The Navy currently has no SSBNs — under-construction INS Arihant is undergoing sea trials — and just one SSN, a Russian Akula class submarine taken on lease in 2012 for 10 years. It has only 13 SSKs: 9 Sindhughosh Class (Russian Kilo Class) and four Shishumar Class (German Type 209) subs.
The first 8 Sindhughosh Class SSKs were acquired between 1986 and 1991; the other two in 1999 and 2000. The ninth, INS Sindhurakshak, was lost in Mumbai in 2013.
The first 2 of the 4 Shishumar Class subs were acquired from HDW in Germany in 1986. The other 2 were built in India: INS Shalki in 1992 and INS Shankul in 1994.
With only 13 SSKs left — 10 of them of pre-1990 vintage — the government has decided to go for a refit of four Sindhughosh and two Shishumar subs to extend their life.

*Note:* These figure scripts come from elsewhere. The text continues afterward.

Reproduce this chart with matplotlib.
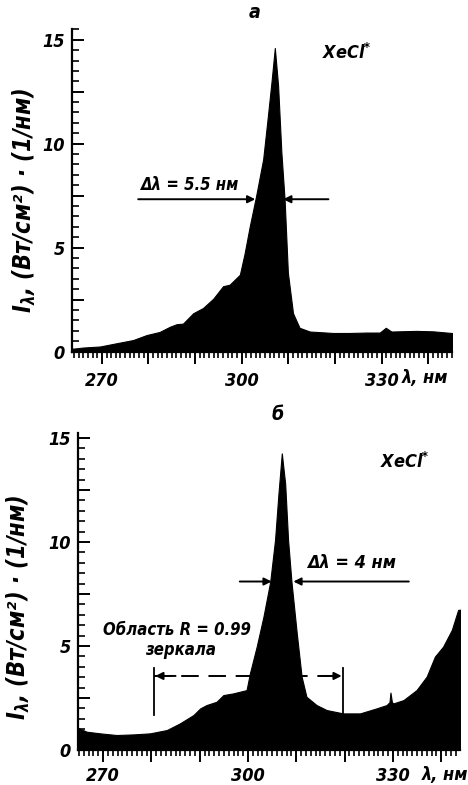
import matplotlib
matplotlib.use("Agg")
import matplotlib.pyplot as plt
from matplotlib.ticker import MultipleLocator, FuncFormatter

# ---------------- data ----------------
# panel a
wl_a = [263.6, 264.0, 266.0, 269.6, 273.0, 276.7, 279.6, 282.4, 284.6, 286.0, 287.4,
        289.6, 291.7, 293.9, 296.0, 297.4, 299.6, 300.6, 301.7, 303.1, 304.6,
        305.6, 306.4, 307.1, 307.8, 308.5, 309.2, 309.9, 311.0, 312.4, 314.6,
        319.6, 323.1, 326.7, 329.6, 330.9, 332.1, 337.4, 341.0, 345.0, 345.1]
I_a = [0.15, 0.15, 0.2, 0.25, 0.4, 0.56, 0.8, 0.95, 1.2, 1.32, 1.35,
       1.85, 2.1, 2.55, 3.15, 3.22, 3.7, 4.7, 6.0, 7.5, 9.25,
       11.3, 13.0, 14.6, 12.8, 9.6, 7.3, 3.8, 1.85, 1.15, 0.97,
       0.9, 0.9, 0.92, 0.92, 1.15, 0.97, 1.0, 0.98, 0.9, 0.9]

# panel b
wl_b = [264.8, 265.0, 266.6, 269.4, 272.8, 276.3, 279.7, 283.2, 285.9, 288.7, 290.1,
        291.4, 293.5, 294.9, 296.9, 299.7, 300.4, 301.8, 303.2, 304.6, 305.6,
        306.3, 307.0, 307.7, 308.3, 309.0, 310.1, 311.1, 312.1, 314.2, 316.3,
        319.7, 323.2, 326.6, 328.7, 329.3, 329.5, 329.8, 330.1, 332.2, 334.9,
        337.0, 338.7, 340.4, 342.2, 343.5, 343.9]
I_b = [1.05, 1.04, 0.88, 0.8, 0.72, 0.75, 0.8, 0.96, 1.28, 1.68, 2.0,
       2.16, 2.32, 2.64, 2.72, 2.88, 3.69, 4.97, 6.41, 8.09, 10.1,
       12.3, 14.26, 12.8, 10.1, 8.09, 5.61, 3.53, 2.56, 2.16, 1.92,
       1.76, 1.76, 2.0, 2.16, 2.3, 2.76, 2.3, 2.24, 2.4, 2.88,
       3.53, 4.49, 4.97, 5.77, 6.73, 6.75]

# annotations (data values)
fwhm_a = (302.9, 308.9)     # FWHM arrow heads, panel a
fwhm_a_y = 7.33
fwhm_b = (304.9, 309.4)
fwhm_b_y = 8.1
mirror_range = (280.5, 319.7)   # R=0.99 mirror region
mirror_y = 3.56

x_major_labels = [270, 300, 330]

plt.rcParams['font.family'] = 'DejaVu Sans'
plt.rcParams['font.style'] = 'italic'
plt.rcParams['font.weight'] = 'bold'
plt.rcParams['font.stretch'] = 'condensed'
plt.rcParams['mathtext.fontset'] = 'dejavusans'
plt.rcParams['axes.labelweight'] = 'bold'

fig = plt.figure(figsize=(4.68, 7.85), dpi=100)

ax_a = fig.add_axes([72/468, 1-351.7/785, (452-72)/468, (351.7-29.3)/785])
ax_b = fig.add_axes([78/468, 1-750/785, (460-78)/468, (750-433)/785])

YLABEL = r"$\mathbf{I_{\lambda}}$, (Вт/см²) · (1/нм)"


def style(ax, xlim, ylim, xpad):
    ax.set_xlim(*xlim)
    ax.set_ylim(*ylim)
    for s in ['top', 'right']:
        ax.spines[s].set_visible(False)
    for s in ['left', 'bottom']:
        ax.spines[s].set_linewidth(1.6)
    ax.xaxis.set_major_locator(MultipleLocator(10))
    ax.xaxis.set_minor_locator(MultipleLocator(1))
    ax.yaxis.set_major_locator(MultipleLocator(2.5))
    ax.yaxis.set_minor_locator(MultipleLocator(0.5))
    ax.xaxis.set_major_formatter(FuncFormatter(
        lambda v, p: f"{int(round(v))}" if int(round(v)) in x_major_labels else ""))
    ax.yaxis.set_major_formatter(FuncFormatter(
        lambda v, p: f"{int(round(v))}" if abs(v/5 - round(v/5)) < 1e-6 else ""))
    ax.tick_params(axis='x', which='major', direction='out', length=8.5, width=1.4,
                   pad=xpad, labelsize=13)
    ax.tick_params(axis='x', which='minor', direction='out', length=4.5, width=1.2)
    ax.tick_params(axis='y', which='major', direction='in', length=8.5, width=1.4,
                   pad=5, labelsize=13)
    ax.tick_params(axis='y', which='minor', direction='in', length=5, width=1.2)
    ax.set_ylabel(YLABEL, fontsize=17, fontweight='bold')


def fwhm_arrows(ax, left, right, y, ltail, rtail):
    ap = dict(arrowstyle='-|>', color='black', lw=1.4, mutation_scale=11,
              shrinkA=0, shrinkB=0)
    ax.annotate("", xy=(left, y), xytext=(ltail, y), arrowprops=ap)
    ax.annotate("", xy=(right, y), xytext=(rtail, y), arrowprops=ap)


# ---- panel a ----
ax_a.fill_between(wl_a, 0, I_a, color='black', lw=0.8, edgecolor='black')
style(ax_a, (263.6, 345.1), (0, 15.5), 6)
ax_a.yaxis.set_label_coords(-0.09, 0.47)
fwhm_arrows(ax_a, fwhm_a[0], fwhm_a[1], fwhm_a_y, 277.8, 318.6)
ax_a.text(278.4, 8.0, "Δλ = 5.5 нм", fontsize=12, va='center', ha='left')
ax_a.text(317.2, 14.35, "XeCl$^{*}$", fontsize=13, va='center', ha='left')
ax_a.annotate("λ, нм", xy=(0.868, 0), xycoords='axes fraction',
              xytext=(0, -19), textcoords='offset points', ha='left', va='center',
              fontsize=13)
fig.text(255/468, 1-12/785, "а", fontsize=14, ha='center', va='center')

# ---- panel b ----
ax_b.fill_between(wl_b, 0, I_b, color='black', lw=0.8, edgecolor='black')
style(ax_b, (264.8, 343.9), (0, 15.24), 4)
ax_b.yaxis.set_label_coords(-0.12, 0.45)
fwhm_arrows(ax_b, fwhm_b[0], fwhm_b[1], fwhm_b_y, 298.3, 333.3)
ax_b.text(312.2, 9.0, "Δλ = 4 нм", fontsize=13, va='center', ha='left')
ax_b.text(327.3, 13.85, "XeCl$^{*}$", fontsize=13, va='center', ha='left')
ax_b.annotate("λ, нм", xy=(0.90, 0), xycoords='axes fraction',
              xytext=(0, -18), textcoords='offset points', ha='left', va='center',
              fontsize=13)
fig.text(278/468, 1-415/785, "б", fontsize=14, ha='center', va='center')

# mirror region bracket
for xv in mirror_range:
    ax_b.plot([xv, xv], [1.68, 3.94], color='black', lw=1.3)
ax_b.plot(mirror_range, [mirror_y, mirror_y], color='black', lw=1.4,
          dashes=(9, 5))
apd = dict(arrowstyle='-|>', color='black', lw=1.4, mutation_scale=11,
           shrinkA=0, shrinkB=0)
ax_b.annotate("", xy=(mirror_range[0] + 0.3, mirror_y),
              xytext=(mirror_range[0] + 4.5, mirror_y), arrowprops=apd)
ax_b.annotate("", xy=(mirror_range[1] - 0.3, mirror_y),
              xytext=(mirror_range[1] - 4.5, mirror_y), arrowprops=apd)
ax_b.text(270.0, 5.77, "Область R = 0.99", fontsize=12, va='center', ha='left')
ax_b.text(286.1, 4.8, "зеркала", fontsize=12, va='center', ha='center')

fig.savefig("out.png", dpi=100)
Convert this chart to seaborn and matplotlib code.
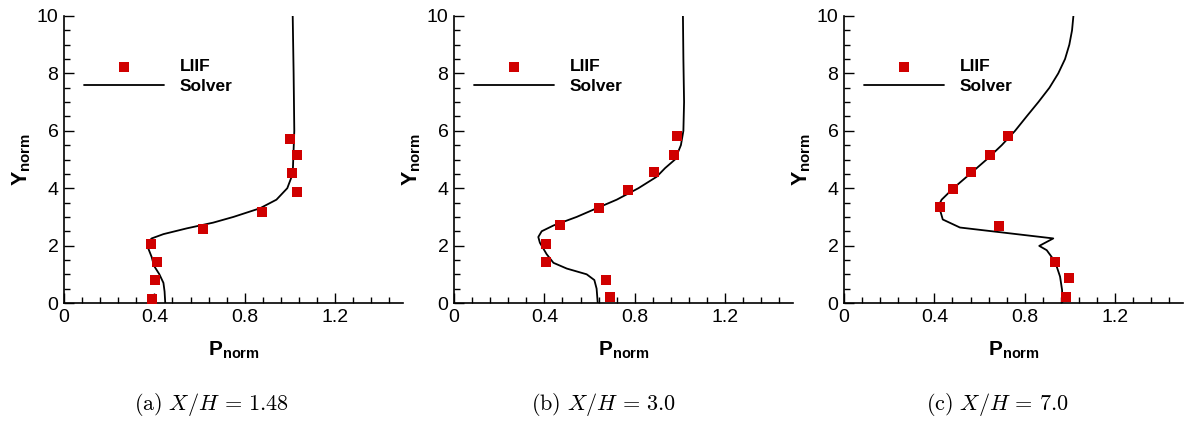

But even then, the SSKs will suffer from performance degradation during operations.
Navies in India’s maritime neighbourhood have been boosting their submarine and anti-submarine warfare capabilities. China has 5 SSNs, 4 SSBNs and 53 SSKs; Pakistan is acquiring 8 subs from China. India desperately needs more subs, and the leakage of information about its under-production vessels will not add to confidence.